表1の結果から、実施例1~11の合成繊維用処理剤を用いた合成繊維では、発煙量が少なく、25℃および240℃における繊維-金属間の摩擦力が低いということがわかる。したがって、本発明によれば、発煙抑制効果に優れ、高温での繊維-金属間摩擦低減効果に優れた合成繊維用処理剤を提供することができるということがわかる。

Claims (9)

  1. アルキレンオキシ基を有さないエステル化合物(A)と、アルキレンオキシ基を有するエステル化合物(B)と、を含有する合成繊維用処理剤であって、
    アルキレンオキシ基を有さないエステル化合物(A)は、脂肪族カルボン酸アルキルエステルであり、
    アルキレンオキシ基を有するエステル化合物(B)は、脂肪族モノカルボン酸とポリオキシアルキレンジオールとのエステル(B1)、脂肪族モノカルボン酸と多価アルコールとの部分エステルのアルキレンオキサイド付加物(B2)、前記アルキレンオキサイド付加物(B2)と脂肪族モノカルボン酸とのエステル(B3)、前記アルキレンオキサイド付加物(B2)と脂肪族モノカルボン酸と脂肪族ジカルボン酸とのエステル(B4)、硫黄原子非含有の脂肪族カルボン酸とアルコールのアルキレンオキサイド付加物とのエステル(B5)及び硫黄原子含有脂肪族カルボン酸とアルコールのアルキレンオキサイド付加物とのエステル(B6)からなる群より選ばれる少なくとも1種の化合物であり、
    合成繊維用処理剤の酸価が0.2~10mgKOH/gである合成繊維用処理剤。

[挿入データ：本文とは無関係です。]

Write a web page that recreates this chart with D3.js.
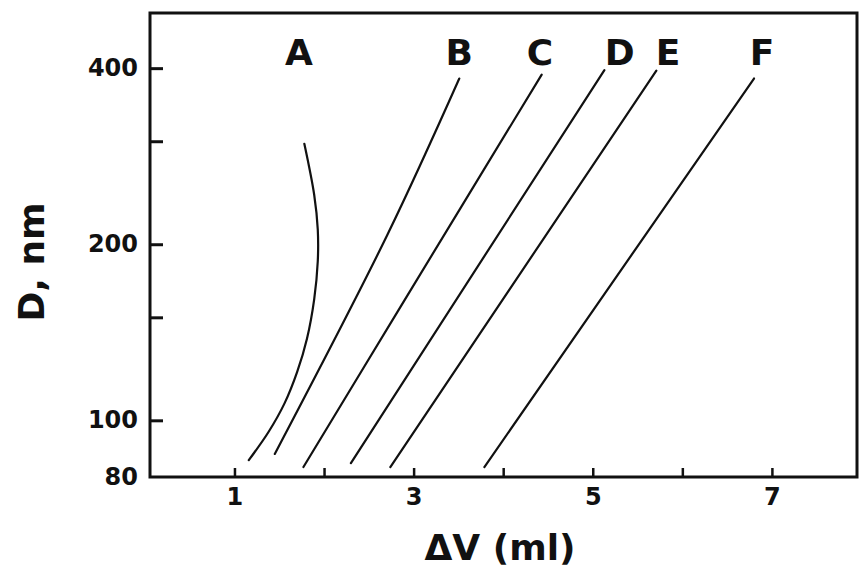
<!DOCTYPE html>
<html>
<head>
    <meta charset="UTF-8">
    <title>D vs ΔV</title>
    <script src="https://d3js.org/d3.v7.min.js"></script>
    <style>
        body { margin: 0; background: #fff; }
        text { font-family: "DejaVu Sans", Verdana, sans-serif; font-weight: bold; fill: #111; }
    </style>
</head>
<body>
    <svg id="chart"></svg>

    <script>
    // curve names and where their letters sit
    const curveNames = ["A", "B", "C", "D", "E", "F"];
    const labelX = [1.72, 3.51, 4.41, 5.30, 5.84, 6.89];
    const labelY = 425;

    // dV (ml) and D (nm) along each curve
    const curveA_dv = [1.16, 1.38, 1.56, 1.70, 1.81, 1.89, 1.93, 1.93, 1.89, 1.78];
    const curveA_d  = [85.5, 95.5, 107, 121, 138, 161, 187, 212, 243, 297];
    const curveB_dv = [1.45, 2.71, 3.51];
    const curveB_d  = [87.6, 208, 384];
    const curveC_dv = [1.77, 2.85, 4.43];
    const curveC_d  = [83.2, 156, 390];
    const curveD_dv = [2.30, 5.13];
    const curveD_d  = [84.5, 397];
    const curveE_dv = [2.74, 5.71];
    const curveE_d  = [83.2, 396];
    const curveF_dv = [3.79, 6.80];
    const curveF_d  = [83.2, 384];

    const xTicks = [1, 2, 3, 4, 5, 6, 7];
    const xTickLabels = [1, 3, 5, 7];
    const yTicks = [100, 150, 200, 300, 400];
    const yTickLabels = [80, 100, 200, 400];

    const width = 859;
    const height = 571;
    const margins = {top: 13, bottom: 94, left: 150, right: 2};

    const svg = d3.select("#chart")
      .attr("width", width)
      .attr("height", height);

    const x_scale = d3.scaleLinear()
      .domain([0.057, 7.95])
      .range([margins.left, width - margins.right]);

    const y_scale = d3.scaleLog()
      .domain([80, 497])
      .range([height - margins.bottom, margins.top]);

    const curves = [
      [curveA_dv, curveA_d], [curveB_dv, curveB_d], [curveC_dv, curveC_d],
      [curveD_dv, curveD_d], [curveE_dv, curveE_d], [curveF_dv, curveF_d]
    ].map(([xs, ys]) => xs.map((v, i) => [v, ys[i]]));

    const line = d3.line()
      .x(d => x_scale(d[0]))
      .y(d => y_scale(d[1]))
      .curve(d3.curveCatmullRom);

    // the curves
    svg.append("g").selectAll("path")
      .data(curves)
      .enter()
      .append("path")
      .attr("d", line)
      .attr("fill", "none")
      .attr("stroke", "#111")
      .attr("stroke-width", 2.2)
      .attr("stroke-linecap", "round");

    // curve letters
    svg.append("g").selectAll("text")
      .data(curveNames)
      .enter()
      .append("text")
      .attr("x", (d, i) => x_scale(labelX[i]))
      .attr("y", y_scale(labelY))
      .attr("text-anchor", "middle")
      .attr("dominant-baseline", "central")
      .attr("font-size", 36)
      .text(d => d);

    // bottom axis: inward ticks, labels on odd values only
    const xAxis = svg.append("g")
      .attr("transform", `translate(0, ${height - margins.bottom})`)
      .call(d3.axisBottom(x_scale)
        .tickValues(xTicks)
        .tickSizeInner(-9)
        .tickSizeOuter(0)
        .tickFormat(d => xTickLabels.includes(d) ? d : ""));
    xAxis.select(".domain").remove();
    xAxis.attr("font-family", null).attr("font-size", null);
    xAxis.selectAll(".tick line").attr("stroke", "#111").attr("stroke-width", 2.5);
    xAxis.selectAll(".tick text")
      .attr("y", 11)
      .attr("fill", "#111")
      .style("font-size", "24px");

    // left axis on a log scale
    const yAxis = svg.append("g")
      .attr("transform", `translate(${margins.left}, 0)`)
      .call(d3.axisLeft(y_scale)
        .tickValues(yTicks)
        .tickSizeInner(-13)
        .tickSizeOuter(0)
        .tickFormat(""));
    yAxis.select(".domain").remove();
    yAxis.selectAll(".tick line").attr("stroke", "#111").attr("stroke-width", 3);

    svg.append("g").selectAll("text")
      .data(yTickLabels)
      .enter()
      .append("text")
      .attr("x", margins.left - 12)
      .attr("y", d => y_scale(d))
      .attr("text-anchor", "end")
      .attr("dominant-baseline", "central")
      .style("font-size", "24px")
      .text(d => d);

    // frame
    svg.append("rect")
      .attr("x", margins.left)
      .attr("y", margins.top)
      .attr("width", width - margins.left - margins.right)
      .attr("height", height - margins.top - margins.bottom)
      .attr("fill", "none")
      .attr("stroke", "#111")
      .attr("stroke-width", 3);

    // axis titles
    svg.append("text")
      .attr("text-anchor", "middle")
      .attr("x", 500)
      .attr("y", 560)
      .style("font-size", "36px")
      .text("ΔV (ml)");

    svg.append("text")
      .attr("text-anchor", "middle")
      .attr("transform", `translate(44, 262)rotate(-90)`)
      .style("font-size", "36px")
      .text("D, nm");
    </script>
</body>
</html>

  2. さらに、シリコーン系化合物(C)を含む請求項1に記載の合成繊維用処理剤。
  3. さらに、ヒンダードフェノール系酸化防止剤(D)を含む請求項1または2に記載の合成繊維用処理剤。
  4. アルキレンオキシ基を有さないエステル化合物(A)の重量Waに対するアルキレンオキシ基を有するエステル化合物(B)の重量Wbの比(Wb/Wa)が80/20~20/80である請求項1または2に記載の合成繊維用処理剤。
  5. アルキレンオキシ基を有さないエステル化合物(A)の重量Waに対するアルキレンオキシ基を有するエステル化合物(B)の重量Wbの比(Wb/Wa)が80/20~20/80である請求項3に記載の合成繊維用処理剤。
  6. 請求項1または2に記載の合成繊維用処理剤を付着させてなる合成繊維であって、
    前記アルキレンオキシ基を有するエステル化合物(B)及び前記アルキレンオキシ基を有さないエステル化合物(A)の合計含有量が、合成繊維の重量に基づき、0.1~3.0重量%である合成繊維。
  7. 請求項3に記載の合成繊維用処理剤を付着させてなる合成繊維であって、
    前記アルキレンオキシ基を有するエステル化合物(B)及び前記アルキレンオキシ基を有さないエステル化合物(A)の合計含有量が、合成繊維の重量に基づき、0.1~3.0重量%である合成繊維。
  8. 請求項4に記載の合成繊維用処理剤を付着させてなる合成繊維であって、
    前記アルキレンオキシ基を有するエステル化合物(B)及び前記アルキレンオキシ基を有さないエステル化合物(A)の合計含有量が、合成繊維の重量に基づき、0.1~3.0重量%である合成繊維。
  9. 請求項5に記載の合成繊維用処理剤を付着させてなる合成繊維であって、
    前記アルキレンオキシ基を有するエステル化合物(B)及び前記アルキレンオキシ基を有さないエステル化合物(A)の合計含有量が、合成繊維の重量に基づき、0.1~3.0重量%である合成繊維。